A Secret Celebration of Fatherhood

by

   The problem with Father’s Day is that it’s hard to maintain everyone’s enthusiasm for a whole day of celebrating fatherhood. But if conditions are just right, I’ve found that fatherhood can be celebrated fully in just a few minutes. Here’s how:

    Having been drafted to work overtime, I get home at about midnight. On the kitchen table is something 9-year-old Marie has been working on. It appears to be a cartoon-watcher’s alphabet book. “A is for Anvil. B is for Boom! C is for Cannonball. D is for Dynamite.” She has gotten as far as “Q is for Quicksand.”

    The living-room is a disaster. Every chair and sofa has lost its cushions to a housing project -- a cave dwelling has been assembled and draped with blankets to hold them together. It is the work of 6-year-old Sally, with 2-year-old Wendy sure to have been her willing tenant.

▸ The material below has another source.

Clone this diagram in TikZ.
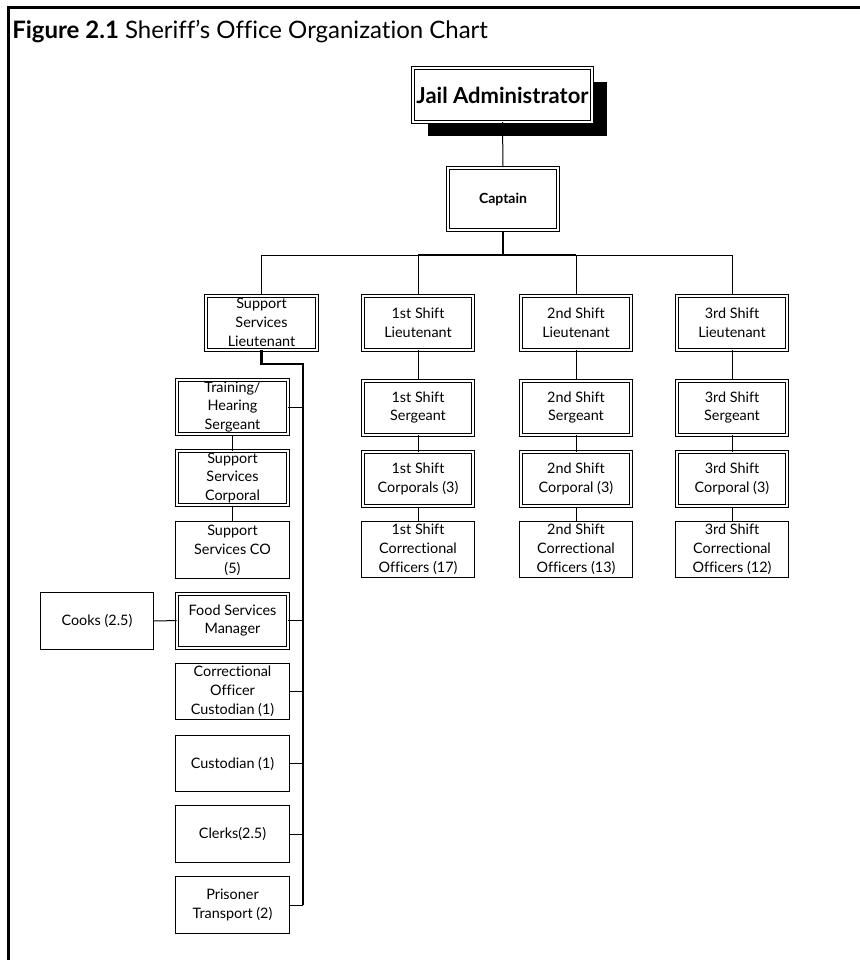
\documentclass[tikz,border=0pt]{standalone}
\usepackage{fontspec}
\setmainfont{Lato}[Ligatures=NoCommon]
\usetikzlibrary{shadows}
\begin{document}
\begin{tikzpicture}[x=0.75pt,y=-0.75pt,
  box/.style={draw=black, line width=0.75pt, fill=white, align=center, inner sep=0pt,
    minimum width=85pt, minimum height=42.5pt, font=\fontsize{10.8}{14.2}\selectfont},
  dbox/.style={box, double=white, double distance=1.5pt, line width=0.75pt,
    minimum width=83pt, minimum height=40.5pt},
  conn/.style={draw=black, line width=0.75pt},
  thickconn/.style={draw=black, line width=1.6pt},
  frame/.style={draw=black, line width=2.3pt}]
\useasboundingbox (0,0) rectangle (860,960);
% frame
\draw[frame] (8.5,960) -- (8.5,7.5) -- (860,7.5);
\node[anchor=base west, inner sep=0pt, font=\fontsize{18}{20}\selectfont] (title) at (12,38)
  {\textbf{Figure 2.1} Sheriff’s Office Organization Chart};
% top
\node[dbox, minimum width=134pt, minimum height=40pt, font=\fontsize{16.5}{20}\selectfont\bfseries,
  drop shadow={shadow xshift=11pt, shadow yshift=-10.5pt, opacity=1, fill=black}] (admin) at (502.5,95) {Jail Administrator};
\node[dbox, minimum height=47pt, font=\fontsize{10.5}{14}\selectfont\bfseries] (captain) at (503,199) {Captain};
% lieutenants
\node[dbox] (ssl) at (261.5,322.5) {Support\\Services\\Lieutenant};
\node[dbox] (l1) at (418,322.5) {1st Shift\\Lieutenant};
\node[dbox] (l2) at (576,322.5) {2nd Shift\\Lieutenant};
\node[dbox] (l3) at (732,322.5) {3rd Shift\\Lieutenant};
% sergeants
\node[dbox] (s1) at (418,407.5) {1st Shift\\Sergeant};
\node[dbox] (s2) at (576,407.5) {2nd Shift\\Sergeant};
\node[dbox] (s3) at (732,407.5) {3rd Shift\\Sergeant};
% corporals
\node[dbox] (c1) at (418,479) {1st Shift\\Corporals (3)};
\node[dbox] (c2) at (576,479) {2nd Shift\\Corporal (3)};
\node[dbox] (c3) at (732,479) {3rd Shift\\Corporal (3)};
% officers
\node[box] (o1) at (418,549.5) {1st Shift\\Correctional\\Officers (17)};
\node[box] (o2) at (576,549.5) {2nd Shift\\Correctional\\Officers (13)};
\node[box] (o3) at (732,549.5) {3rd Shift\\Correctional\\Officers (12)};
% support column
\node[dbox] (tr) at (232.5,407) {Training/\\Hearing\\Sergeant};
\node[dbox] (sc) at (232.5,478) {Support\\Services\\Corporal};
\node[box] (sco) at (232.5,550) {Support\\Services CO\\(5)};
\node[dbox] (fsm) at (232.5,620.5) {Food Services\\Manager};
\node[box] (coc) at (232.5,691.5) {Correctional\\Officer\\Custodian (1)};
\node[box] (cu) at (232.5,763.5) {Custodian (1)};
\node[box] (cl) at (232.5,834) {Clerks(2.5)};
\node[box] (pt) at (232.5,905) {Prisoner\\Transport (2)};
\node[box] (cooks) at (97,621) {Cooks (2.5)};
% connectors top
\coordinate (bar) at (503,255);
\coordinate (sp) at (303,364);
\draw[conn] (admin.south) -- (captain.north);
\draw[thickconn] (captain.south) -- (bar);
\draw[conn] (ssl.north) |- (bar);
\draw[conn] (l3.north) |- (bar);
\draw[conn] (l1.north) -- (l1.north |- bar);
\draw[conn] (l2.north) -- (l2.north |- bar);
\draw[thickconn] (l1.north |- bar) -- (l2.north |- bar);
% shift columns
\draw[conn] (l1) -- (s1) -- (c1) -- (o1);
\draw[conn] (l2) -- (s2) -- (c2) -- (o2);
\draw[conn] (l3) -- (s3) -- (c3) -- (o3);
% support column
\draw[conn] (tr) -- (sc) -- (sco);
\draw[thickconn] (ssl.south) |- (sp) -- (sp |- pt.east);
\foreach \n in {tr,fsm,coc,cu,cl,pt} \draw[conn] (\n.east) -- (\n.east -| sp);
\draw[conn] (cooks) -- (fsm);
\end{tikzpicture}
\end{document}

    Upstairs, I take off my shoes to pay the kids a silent visit. I do this partly to re-establish contact after a long day away, and partly because I know that in 20 years I’d give anything to do what I’m about to do -- sneak into the bunk room and kiss my sleeping children.

    I find Wendy sleeping in the lower berth. I drink in her youthful good looks. It’s so nice to see her not wanting something.

   Small in sleep, she reminds me that there’s only 30 pounds of her. Awake, she is much larger than the sum of her parts. Whether she’s giving herself elbow-length gloves made of yogurt, or holding up an earthworm and demanding with her Tonto grammar, “Where him legs?” Wendy is always pressing, questing, and pushing the limits. She is 2.

    “Why?” is her favorite word, and she pursues her inquiries like Socrates with a head injury. “Why Hook don’t like Peter Pan?”

   “Because Peter Pan is good and Hook is bad.”

   “Why?”

   “I don’t know.”

   “Why?”

    I try my best to enjoy the Why Phase, cooperating so its developmental work can be accomplished as quickly as possible and we can move on to more-fruitful dialogue. I kiss her on the nose.

   Marie has her own bed, but lately she’d been sharing the top bunk with Sally. Marie has her ancient teddy bear in the crook of her arm and a slight smile on her face. Is she maybe dreaming of boxing kangaroos or a cat combing its hair with a set of fish bones? Tomorrow, she’ll be trying to complete the literary project I’d found downstairs, heading naively into the treacherous shoals that are littered with the wrecks of thousands of alphabet books -- all come to grief in the impossible shallows of WXYZ.

     And beyond tomorrow? Well, I could do my own fretful alphabet book for her: A is for Adolescence. B is for Boyfriends. C is for her Children. D is for her obsolescent Dad... It’s a good thing that kids can’t see around the next curve. Standing on their bunk ladder, I reach across Sally and pat Marie’s nearly inaccessible head.

    Sally is lying on her back, with her head cradled on her hands, her elbows sticking out, a caricature of relaxation. Repose looks strange on Sally. She’s usually up to something.

    For the past week, there’s been a bib tied knee-high around the stem of a floor-lamp in the living room. Last night I asked her about it, and she said, “I was playing that I lived in the woods with Wendy, and I tied her bib around a tree just as a way of putting it away.”

    At 7 o’clock this morning, I was downstairs reading an old Nancy Drew book to Marie. We heard someone get up and go into the bathroom right overhead. “Let’s be detectives,” I told Marie, “and figure out who’s awake.”

    “Well,” said Marie, “it’s not Wendy because she never goes into the bathroom without making a fuss.” Then we heard a marble hit the floorboards and roll. Marie and I looked at each other and said: “Sally.”

Our sleuthing abilities could tell us who, but not why. Sally would have to do that: “When I went to bed, I hid a marble in my sleeve, pertending it’s a jewel, and I forgot it was there.” Of course.

    In the darkness, I kiss her cheek, half hoping she’ll wake up and share her 6-year-old magic with a tired 43-year-old. But she only stirs, and I sneak out.

    I brush my teeth, put on pajamas, and get into bed beside my sleeping wife. While the kids look like they’re sailing through Dreamland, Betsy looks like there should be a referee in a black bowtie standing over her counting to 10. Mostly thanks to her, my life is pretty good. I hope her life is going the way she wants it to. But to ask, would be to invite trouble.

   There. That’s my celebration of fatherhood, accomplished in 10 minutes flat. Anything additional that comes my way on the third Sunday in June will be icing on the cake.